Yesterday I was thinking about making dinner when the phone rang and it was my grandson H., who had just turned 6 the day before. It was a video call and he wanted to show us his birthday gifts. Lego, the Playmobil knights we’d sent him, a book about ancient Rome sent by his Ottawa cousins (and their parents), some games. He told his grandfather that his favourite game was chess and the two of them agreed to a game or two when we travel to Edmonton later in the month. What are you doing for your birthday party on the weekend, I asked, expecting a soccer game or a bike ride: H. is very competitive and athletic. It’s a Greek mythology party, he said excitedly. Maybe I should have known. This is a boy who also confessed when we visited last December that his favourite podcast was something called Greeking Out. Here he is with his ear pressed to his mum’s phone (because the rest of us were talking in the next room), listening to an episode.
We read Rosemary Sutcliff’s wonderful retelling of the Odyssey on that trip and at one point he asked, with great seriousness, whether I thought Odysseus was real. Absolutely, I answered.
At his party, there will be an adventure game in which the kids visit the underworld. Luckily H.’s father saved the props from an earlier party based on Harry Potter, featuring a three-headed dog. Apparently Brendan was a hit as Cerberus. But H. confessed his favourite Greek deity is Artemis and I have to say she is perhaps my favourite too. Goddess of the hunt, wilderness, care of children, chastity:
I sing of Artemis, whose shafts are of gold, who cheers on the hounds, the pure maiden, shooter of stags, who delights in archery, own sister to Apollo with the golden sword. Over the shadowy hills and windy peaks she draws her golden bow, rejoicing in the chase, and sends out grievous shafts. The tops of the high mountains tremble and the tangled wood echoes awesomely with the outcry of beasts: earth quakes and the sea also where fishes shoal. But the goddess with a bold heart turns every way destroying the race of wild beasts: and when she is satisfied and has cheered her heart, this huntress who delights in arrows slackens her supple bow and goes to the great house of her dear brother Phoebus Apollo, to the rich land of Delphi, there to order the lovely dance of the Muses and Graces. There she hangs up her curved bow and her arrows, and heads and leads the dances, gracefully arrayed, while all they utter their heavenly voice, singing how neat-ankled Leto bare children supreme among the immortals both in thought and in deed.

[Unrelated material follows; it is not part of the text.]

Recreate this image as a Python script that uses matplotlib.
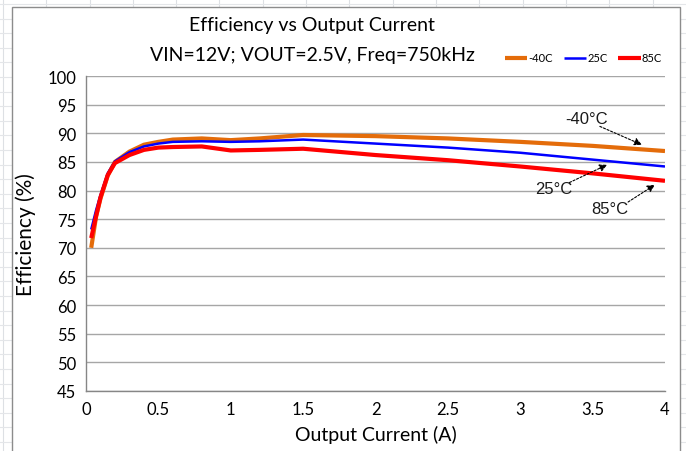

–from the “Homeric Hymn to Artemis” (27), translated by Hugh G. Evelyn-White
There she hangs up her curved bow and her arrows… Did you know your grandpa was an archer, I asked H. and no, he didn’t. He still has his bow, a recurve beauty made for him when he was a teenager. And your dad has one too, a birthday gift when he was maybe 11. I shot a bow once, said H. Me too, I replied. And I loved it. Next summer we’ll get Grandpa to teach us. We can set up a course at the Lions Park where there’s some open space.
I’m going to look for a bow suitable for children, and arrows too. Throwing my ball of red yarn forward, forward, over the fall months, the long dark winter months, I sing of Artemis, her fierce courage, and a boy who dreams of her. And if you’re in Mill Creek Ravine this weekend, beware of three-headed dogs.